Ya no pregunta. La espera toca a su fin. Bajan del automóvil ante la mirada curiosa de los escasos testigos de su llegada, casi todo ancianos jugando en las mesas exteriores del bar, y caminan apenas cincuenta metros. Ibai la sujeta del brazo, por si acaso, porque la calle está empedrada y es muy desigual. Justo al detenerse delante de una casa con una gran puerta de madera vieja y gastada, se lo dice.

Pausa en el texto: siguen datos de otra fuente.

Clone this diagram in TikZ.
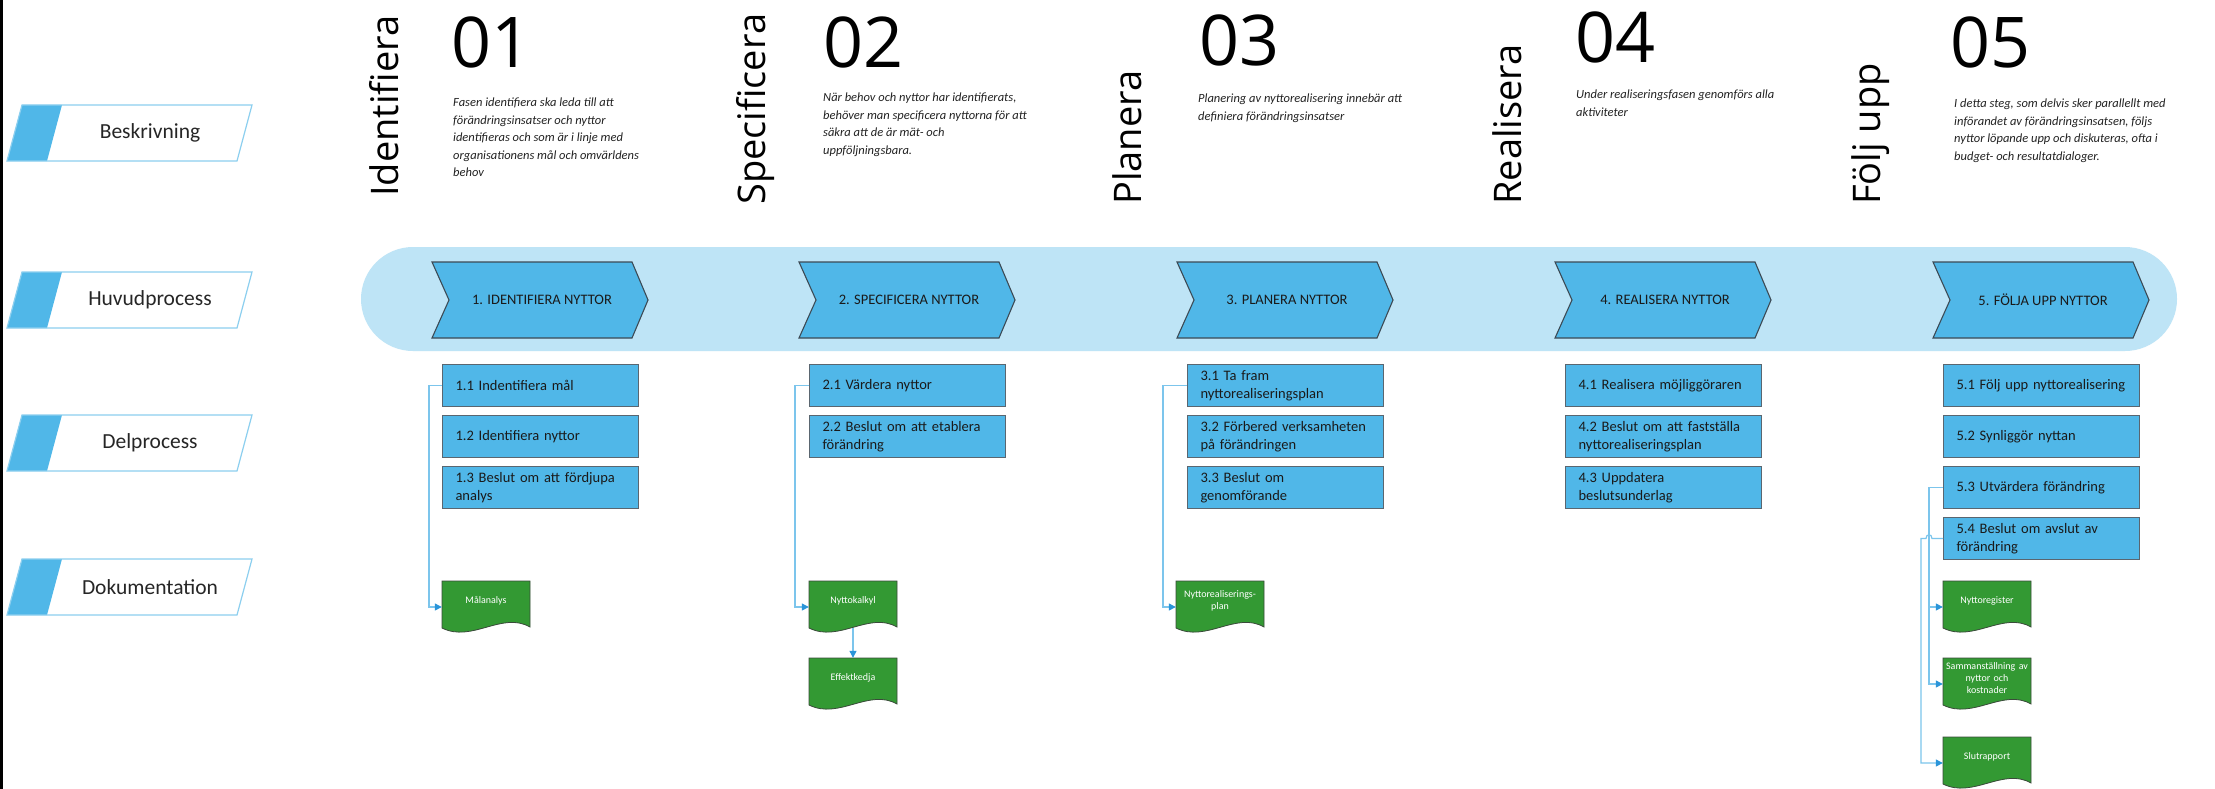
\documentclass[tikz,border=0pt]{standalone}
\usepackage{fontspec}
\setmainfont{Carlito}
\newfontfamily\headfont{Open Sans}
\usetikzlibrary{arrows.meta,calc}

\definecolor{boxblue}{HTML}{50B7E8}
\definecolor{bandblue}{HTML}{BEE4F6}
\definecolor{lblblue}{HTML}{8CCFEF}
\definecolor{docgreen}{HTML}{339933}
\definecolor{docline}{HTML}{3A4A3A}
\definecolor{chevline}{HTML}{3C4A55}
\definecolor{boxline}{HTML}{5A6670}
\definecolor{connblue}{HTML}{7CC5EC}
\definecolor{arrowblue}{HTML}{2B95D9}
\definecolor{labeltext}{HTML}{262626}
\definecolor{desctext}{HTML}{222222}
\definecolor{boxtext}{HTML}{1A1A1A}

\tikzset{
 lblline/.style={draw=lblblue, line width=1.2pt},
 lbltext/.style={font=\fontsize{21.5}{25}\selectfont, text=labeltext, inner sep=0pt},
 ttl/.style={font=\headfont\fontsize{38}{40}\selectfont, inner sep=0pt, rotate=90, anchor=base west},
 numtxt/.style={font=\headfont\fontsize{70}{72}\selectfont, inner sep=0pt, anchor=base west},
 desctxt/.style={font=\fontsize{12.5}{17.5}\selectfont\itshape, align=left, inner sep=0pt, anchor=north west, text=desctext},
 chevbody/.style={fill=boxblue, draw=chevline, line width=1.1pt},
 chevtxt/.style={font=\fontsize{14.5}{17}\selectfont, text=boxtext, inner sep=0pt},
 subbox/.style={draw=boxline, fill=boxblue, line width=1pt, anchor=north west, minimum height=42pt, text width=170pt, inner xsep=13pt, inner ysep=0pt, align=left, font=\fontsize{14.5}{18}\selectfont, text=boxtext},
 docbody/.style={fill=docgreen, draw=docline, line width=0.8pt},
 doctxt/.style={font=\fontsize{10}{12}\selectfont, text=white, align=center, text width=84pt, inner xsep=2pt, inner ysep=0pt, minimum height=40pt},
 connline/.style={draw=connblue, line width=1.2pt},
 arr/.style={-{Triangle[length=7pt,width=7pt,color=arrowblue]}},
}

\newcommand\oneline[1]{\mbox{#1}}
\newcommand\lanelabel[3]{%
 \fill[boxblue] (7,#2+28) -- (22,#2-28) -- (62,#2-28) -- (47,#2+28) -- cycle;
 \draw[lblline] (7,#2+28) -- (22,#2-28) -- (252,#2-28) -- (237,#2+28) -- cycle;
 \node[lbltext] (#1) at (150,#2) {#3};}
\newcommand\chev[3]{%
 \filldraw[chevbody] (#2,262) -- (#2+200,262) -- (#2+216,300) -- (#2+200,338) -- (#2,338) -- (#2+17,300) -- cycle;
 \node[chevtxt] (#1) at (#2+110,300) {#3};}
\newcommand\docshape[4]{%
 \filldraw[docbody] (#2,#3) -- (#2+88,#3) -- (#2+88,#3+46) .. controls (#2+60,#3+30) and (#2+30,#3+62) .. (#2,#3+47) -- cycle;
 \node[doctxt] (#1) at (#2+44,#3+20) {#4};}

\begin{document}
\begin{tikzpicture}[x=1pt,y=-1pt]
\useasboundingbox (0,0) rectangle (2215,789);
\fill[white] (0,0) rectangle (2215,789);
\fill[black] (0,0) rectangle (3,789);

% lane labels
\lanelabel{lBes}{133}{Beskrivning}
\lanelabel{lHuv}{300}{Huvudprocess}
\lanelabel{lDel}{443}{Delprocess}
\lanelabel{lDok}{587}{Dokumentation}

% phase titles
\node[ttl] (t1) at (398,197) {Identifiera};
\node[ttl] (t2) at (765,205) {Specificera};
\node[ttl] (t3) at (1141,205) {Planera};
\node[ttl] (t4) at (1521,205) {Realisera};
\node[ttl] (t5) at (1880,205) {Följ upp};

% numbers
\node[numtxt] (n1) at (451,68) {01};
\node[numtxt] (n2) at (823,68) {02};
\node[numtxt] (n3) at (1199,66) {03};
\node[numtxt] (n4) at (1575,63) {04};
\node[numtxt] (n5) at (1950,68) {05};

% descriptions
\node[desctxt] (d1) at (453,98) {Fasen identifiera ska leda till att\\förändringsinsatser och nyttor\\identifieras och som är i linje med\\organisationens mål och omvärldens\\behov};
\node[desctxt] (d2) at (823,93) {När behov och nyttor har identifierats,\\behöver man specificera nyttorna för att\\säkra att de är mät- och\\uppföljningsbara.};
\node[desctxt] (d3) at (1198,94) {Planering av nyttorealisering innebär att\\definiera förändringsinsatser};
\node[desctxt] (d4) at (1576,90) {Under realiseringsfasen genomförs alla\\aktiviteter};
\node[desctxt] (d5) at (1954,99) {I detta steg, som delvis sker parallellt med\\införandet av förändringsinsatsen, följs\\nyttor löpande upp och diskuteras, ofta i\\budget- och resultatdialoger.};

% band
\fill[bandblue, rounded corners=52pt] (361,247) rectangle (2177,351);

% chevrons
\chev{c1}{432}{1. IDENTIFIERA NYTTOR}
\chev{c2}{799}{2. SPECIFICERA NYTTOR}
\chev{c3}{1177}{3. PLANERA NYTTOR}
\chev{c4}{1555}{4. REALISERA NYTTOR}
\chev{c5}{1933}{5. FÖLJA UPP NYTTOR}

% sub-process boxes
\node[subbox] (b11) at (442,364) {\oneline{1.1 Indentifiera mål}};
\node[subbox] (b12) at (442,415) {\oneline{1.2 Identifiera nyttor}};
\node[subbox] (b13) at (442,466) {\oneline{1.3 Beslut om att fördjupa}\\\oneline{analys}};

\node[subbox] (b21) at (809,364) {\oneline{2.1 Värdera nyttor}};
\node[subbox] (b22) at (809,415) {\oneline{2.2 Beslut om att etablera}\\\oneline{förändring}};

\node[subbox] (b31) at (1187,364) {\oneline{3.1 Ta fram}\\\oneline{nyttorealiseringsplan}};
\node[subbox] (b32) at (1187,415) {\oneline{3.2 Förbered verksamheten}\\\oneline{på förändringen}};
\node[subbox] (b33) at (1187,466) {\oneline{3.3 Beslut om}\\\oneline{genomförande}};

\node[subbox] (b41) at (1565,364) {\oneline{4.1 Realisera möjliggöraren}};
\node[subbox] (b42) at (1565,415) {\oneline{4.2 Beslut om att fastställa}\\\oneline{nyttorealiseringsplan}};
\node[subbox] (b43) at (1565,466) {\oneline{4.3 Uppdatera}\\\oneline{beslutsunderlag}};

\node[subbox] (b51) at (1943,364) {\oneline{5.1 Följ upp nyttorealisering}};
\node[subbox] (b52) at (1943,415) {\oneline{5.2 Synliggör nyttan}};
\node[subbox] (b53) at (1943,466) {\oneline{5.3 Utvärdera förändring}};
\node[subbox] (b54) at (1943,517) {\oneline{5.4 Beslut om avslut av}\\\oneline{förändring}};

% documents
\docshape{m1}{442}{581}{Målanalys}
\docshape{k1}{809}{581}{Nyttokalkyl}
\docshape{k2}{809}{658}{Effektkedja}
\docshape{p1}{1176}{581}{Nyttorealiserings-\\plan}
\docshape{r1}{1943}{581}{Nyttoregister}
\docshape{r2}{1943}{658}{Sammanställning av\\nyttor och\\kostnader}
\docshape{r3}{1943}{737}{Slutrapport}

% connectors
\draw[connline,arr] (b11.west) -- ++(-13,0) |- ($(m1.west)+(0,6)$);
\draw[connline,arr] (b21.west) -- ++(-14,0) |- ($(k1.west)+(0,6)$);
\draw[connline,arr] ($(k1.south)+(0,7)$) -- (k2.north);
\draw[connline,arr] (b31.west) -- ++(-24,0) |- ($(p1.west)+(0,6)$);
\draw[connline,arr] (b53.west) -- ++(-14,0) |- ($(r1.west)+(0,6)$);
\draw[connline,arr] (b53.west) -- ++(-14,0) |- ($(r2.west)+(0,6)$);
\draw[connline,arr] (b54.west) -- ++(-11,0) .. controls +(0,-5) and +(0,-5) .. ++(-6,0) -- ++(-5,0) |- ($(r3.west)+(0,6)$);
\end{tikzpicture}
\end{document}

—Se llama Iker Atoiz. No creo que hayas oído hablar de él. Es ciego, un gran deportista. Lo suyo eran los 5000 y los 10000 metros. Sólo pudo ir a unos Juegos y quedó tercero en 5000 y quinto en 10000. Bronce y diploma olímpico. Después su salud se complicó con otras cosas y tuvo que dejarlo. Pero, para él, fue lo mejor de su vida. Y lo habría sido igual aunque no hubiera subido al podio. En unas Olimpíadas hay visceralidad entre competidores. En los Paralímpicos, no. Son personas que tratan de superarse, nada más. Los dos que tuvo por delante en 5000 eran tan buenos como él, y los que dejó atrás lo mismo. ¿Qué más da? Todos querían ganar, sí, pero la solidaridad entre ellos era lo primero. Eso de «lo importante es participar» sólo se cumple rara vez. Y los Paralímpicos son su mayor exponente. Aunque si quieres ganar... también es lícito.